A month of leveling up SoundSoar: I solidified Spotify-powered data pipelines, automated sync, ran feature-importance analysis, and improved the ML models for trend prediction. I also added auth groundwork and a curated “trending-up” playlist.
Introduction
This month was a pivotal period of growth and refinement for my capstone project, SoundSoar. I focused on solidifying data processing pipelines and enhancing machine learning models to deliver more accurate trend predictions. A key focus was feature importance analysis, which helped surface the Spotify attributes (tempo, valence, danceability, popularity, and more) that matter most. Getting population history right was essential for reliable trend signals and better overall performance.
The cover image shows how users engage with trending songs and individual track details.
Features developed
-
Spotify authentication and API integration
I implemented a login flow using
django-allauth
to prepare for Spotify SSO. The Spotify Web API is integrated to fetch playlists, track details, and audio features. This real-time data powers trend prediction and user playlists. -
Data management
I built a pipeline to structure and store Spotify data, including popularity history, audio features, and retrieval frequency. The relational schema keeps track attributes dynamic and versioned over time. I added validation steps before each update to prevent duplication and inconsistency.
-
Automating data sync
To avoid manual updates, I automated data retrieval with Windows Task Scheduler calling PowerShell scripts that trigger Python functions.

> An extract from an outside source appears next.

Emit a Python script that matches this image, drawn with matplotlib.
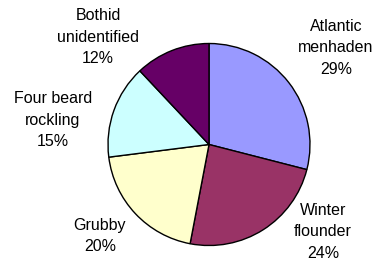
import matplotlib
matplotlib.use("Agg")
import matplotlib.pyplot as plt

categories = ["Atlantic\nmenhaden", "Winter\nflounder", "Grubby", "Four beard\nrockling", "Bothid\nunidentified"]
values = [29, 24, 20, 15, 12]
colors = ["#9999FF", "#993366", "#FFFFCC", "#CCFFFF", "#660066"]

W, H = 380, 265
fig = plt.figure(figsize=(W / 100, H / 100), dpi=100)
ax = fig.add_axes([0, 0, 1, 1])
ax.set_xlim(0, W)
ax.set_ylim(0, H)
ax.set_aspect("equal")
ax.axis("off")

cx, cy, r = 209, H - 144.5, 101
ax.pie(values, colors=colors, startangle=90, counterclock=False,
       center=(cx, cy), radius=r, frame=True,
       wedgeprops=dict(edgecolor="black", linewidth=1.0))
ax.set_xlim(0, W)
ax.set_ylim(0, H)
ax.axis("off")

label_pos = [(336, 48), (323, 232), (100, 236), (53, 120), (98, 37)]
total = sum(values)
for name, v, (x, y) in zip(categories, values, label_pos):
    ax.text(x, H - y, f"{name}\n{round(100 * v / total)}%", ha="center", va="center",
            fontsize=11.5, family="Liberation Sans", linespacing=1.55)

fig.savefig("out.png", dpi=100)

This keeps the dataset fresh and continuously improves trend predictions.
-
Feature importance analysis
I used Random Forest and HistGradientBoosting to rank features by their contribution to predictions. The analysis confirmed which Spotify attributes influence outcomes most and helped tighten the model on the most relevant inputs.
-
Trend prediction model
The model analyzes and forecasts song popularity over time. Using the selected feature set (valence, tempo, danceability, historical popularity metrics, and more), I trained models and tuned hyperparameters to improve accuracy. The output classifies songs into trending categories so users can discover emerging hits.

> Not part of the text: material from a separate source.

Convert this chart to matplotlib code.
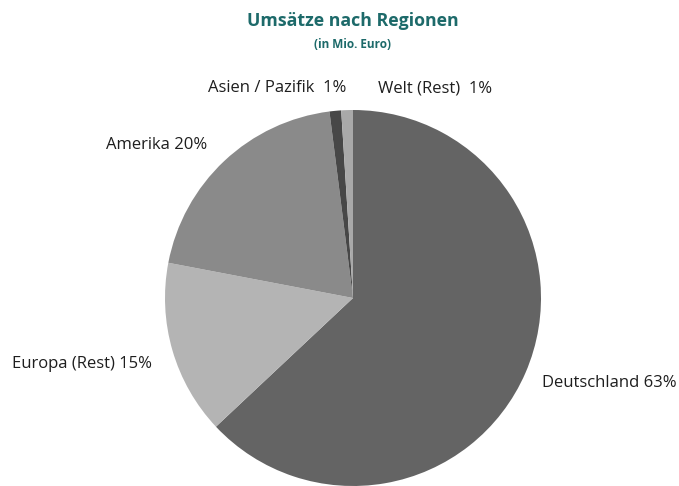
import matplotlib
matplotlib.use("Agg")
from matplotlib import pyplot as plt

regions = ["Deutschland", "Europa (Rest)", "Amerika", "Asien / Pazifik", "Welt (Rest)"]
shares = [63, 15, 20, 1, 1]
label_texts = ["Deutschland 63%", "Europa (Rest) 15%", "Amerika 20%",
               "Asien / Pazifik  1%", "Welt (Rest)  1%"]
colors = ["#646464", "#b4b4b4", "#8a8a8a", "#474747", "#a9a9a9"]

plt.rcParams["font.family"] = ["Open Sans", "DejaVu Sans"]

W, H = 679, 486
fig = plt.figure(figsize=(W / 100, H / 100), dpi=100)

cx, cy, r = 353, 298, 188
ax = fig.add_axes([(cx - r) / W, (H - cy - r) / H, 2 * r / W, 2 * r / H])
ax.pie(shares, colors=colors, startangle=90, counterclock=False,
       wedgeprops={"linewidth": 0})
ax.set_xlim(-1, 1)
ax.set_ylim(-1, 1)
ax.axis("off")

# label positions in pixels (center of text)
label_pos = [(609, 383), (82, 364), (157, 145), (277, 88), (435, 88)]
for txt, (px, py) in zip(label_texts, label_pos):
    fig.text(px / W, 1 - py / H, txt, ha="center", va="center",
             fontsize=12, color="#1e1e1e")

fig.text(353 / W, 1 - 21 / H, "Umsätze nach Regionen", ha="center", va="center",
         fontsize=12.8, fontweight="bold", color="#1d6a6a")
fig.text(352 / W, 1 - 44 / H, "(in Mio. Euro)", ha="center", va="center",
         fontsize=8.5, fontweight="bold", color="#1d6a6a")

fig.savefig("out.png", dpi=100)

For persistence, I serialize trained models with
joblib
and update them on a schedule as new Spotify data arrives. This keeps predictions aligned with changing trends. The cover image includes a snapshot of active and historical models that shows performance over time. -
Custom playlist integration
I defined a custom playlist type for charts and added the SoundSoar Suggestions playlist with the top 25 trending-up tracks, driven by the prediction pipeline.
Retrospective
What went right
- Seamless integration path for Spotify auth using
django-allauth
. - Automated data sync reduced manual overhead and kept the dataset fresh.
- Refined popularity metrics and feature importance improved model focus and accuracy.

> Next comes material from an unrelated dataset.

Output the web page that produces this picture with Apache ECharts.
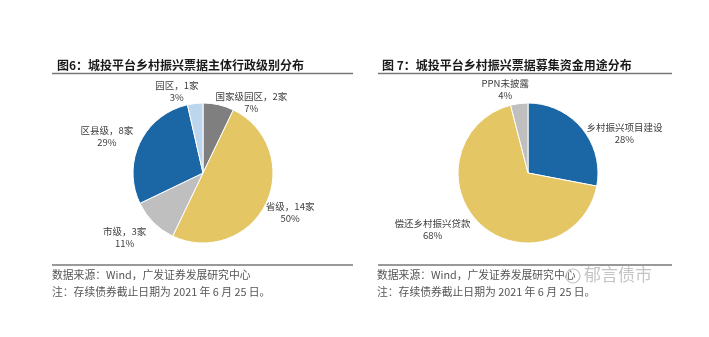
<!DOCTYPE html>
<html><head><meta charset="utf-8">
<script src="https://cdn.jsdelivr.net/npm/echarts@6/dist/echarts.min.js"></script>
<style>html,body{margin:0;padding:0;background:#fff}#c{width:709px;height:337px}</style>
</head><body><div id="c"></div>
<script>
const leftTitle = '图6：城投平台乡村振兴票据主体行政级别分布';
const rightTitle = '图 7：城投平台乡村振兴票据募集资金用途分布';
const leftCategories = ['国家级园区', '省级', '市级', '区县级', '园区'];
const leftCounts = [2, 14, 3, 8, 1];
const leftPercents = ['7%', '50%', '11%', '29%', '3%'];
const rightCategories = ['乡村振兴项目建设', '偿还乡村振兴贷款', 'PPN未披露'];
const rightValues = [28, 68, 4];
const rightPercents = ['28%', '68%', '4%'];
const sourceText = '数据来源：Wind，广发证券发展研究中心';
const noteText = '注：存续债券截止日期为 2021 年 6 月 25 日。';

const leftColors = ['#7f7f7f', '#e4c664', '#bfbfbf', '#1b66a5', '#bdd6ee'];
const rightColors = ['#1b66a5', '#e4c664', '#bfbfbf'];
// small label nudges (style only), in px
const leftNudge = [[23, 17], [-5, 0], [-8, 1], [-2, 2], [-15, 8]];
const rightNudge = [[7, 18], [-16, -9], [-10, 6]];
const FONT = '"Noto Sans CJK SC", "Liberation Sans", sans-serif';

const chart = echarts.init(document.getElementById('c'), null, {renderer: 'canvas'});

function makeLayout(values, cx, cy, r, gap, nudges) {
  const total = values.reduce((a, b) => a + b, 0);
  return function (params) {
    const i = params.dataIndex;
    let before = 0;
    for (let k = 0; k < i; k++) before += values[k];
    const mid = (before + values[i] / 2) / total * Math.PI * 2;
    const dx = Math.sin(mid), dy = -Math.cos(mid);
    const w = params.labelRect.width, h = params.labelRect.height;
    return {
      x: cx + (r + gap) * dx + dx * w / 2 + nudges[i][0],
      y: cy + (r + gap) * dy + dy * h / 2 + nudges[i][1],
      align: 'center', verticalAlign: 'middle', hideOverlap: false
    };
  };
}

const labelStyle = {
  show: true, position: 'outside', color: '#404040', fontSize: 9.5,
  fontFamily: FONT, lineHeight: 12, align: 'center', overflow: 'none'
};

chart.setOption({
  animation: false,
  backgroundColor: '#fff',
  title: [
    {text: leftTitle, left: 52, top: 54, textStyle: {fontSize: 12, fontWeight: 'bold', color: '#1a1a1a', fontFamily: FONT}},
    {text: rightTitle, left: 377, top: 54, textStyle: {fontSize: 12, fontWeight: 'bold', color: '#1a1a1a', fontFamily: FONT}}
  ],
  graphic: [
    {type: 'line', shape: {x1: 52, y1: 73.5, x2: 353, y2: 73.5}, style: {stroke: '#777', lineWidth: 1.5}},
    {type: 'line', shape: {x1: 378, y1: 73.5, x2: 672, y2: 73.5}, style: {stroke: '#777', lineWidth: 1.5}},
    {type: 'line', shape: {x1: 52, y1: 265, x2: 353, y2: 265}, style: {stroke: '#777', lineWidth: 1.5}},
    {type: 'line', shape: {x1: 378, y1: 265, x2: 672, y2: 265}, style: {stroke: '#777', lineWidth: 1.5}},
    {type: 'text', left: 52, top: 270, style: {text: sourceText, fontSize: 10.8, fill: '#555', fontFamily: FONT}},
    {type: 'text', left: 52, top: 287, style: {text: noteText, fontSize: 10.8, fill: '#555', fontFamily: FONT}},
    {type: 'text', left: 377, top: 270, style: {text: sourceText, fontSize: 10.8, fill: '#555', fontFamily: FONT}},
    {type: 'text', left: 377, top: 287, style: {text: noteText, fontSize: 10.8, fill: '#555', fontFamily: FONT}},
    {type: 'circle', shape: {cx: 573, cy: 276, r: 7}, style: {fill: 'none', stroke: '#c4c4c4', lineWidth: 1.2}},
    {type: 'text', left: 584, top: 266, style: {text: '郁言债市', fontSize: 17, fill: '#c4c4c4', fontFamily: FONT}}
  ],
  series: [
    {
      type: 'pie', center: [203, 173], radius: 70, startAngle: 90, clockwise: true,
      data: leftCategories.map((n, i) => ({name: n, value: leftCounts[i], itemStyle: {color: leftColors[i]}})),
      label: Object.assign({}, labelStyle, {
        formatter: p => p.name + '，' + leftCounts[p.dataIndex] + '家\n' + leftPercents[p.dataIndex]
      }),
      labelLine: {show: false},
      labelLayout: makeLayout(leftCounts, 203, 173, 70, 8, leftNudge),
      itemStyle: {borderColor: '#fff', borderWidth: 1}
    },
    {
      type: 'pie', center: [528, 173], radius: 70, startAngle: 90, clockwise: true,
      data: rightCategories.map((n, i) => ({name: n, value: rightValues[i], itemStyle: {color: rightColors[i]}})),
      label: Object.assign({}, labelStyle, {
        formatter: p => p.name + '\n' + rightPercents[p.dataIndex]
      }),
      labelLine: {show: false},
      labelLayout: makeLayout(rightValues, 528, 173, 70, 8, rightNudge),
      itemStyle: {borderColor: '#fff', borderWidth: 1}
    }
  ]
});
</script></body></html>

- Interactive plots (via Plotly) made exploration and insight discovery easier.
Challenges
- Initial plan to include sentiment analysis slowed progress; narrowing scope to streams helped.
- AWS Lightsail configuration and environment setup required extra troubleshooting time.
- Early visualization attempts with Bokeh ran into install and config friction, prompting the switch to Plotly.
What I learned and what is next
- Protect scope and land core features first; add sentiment analysis later if time allows.
- Start data collection earlier to de-risk model training and evaluation.
- Continue sharpening pipelines, hyperparameter tuning, and validation.
- Level up comfort with Unix environments to prepare for deployment and scale.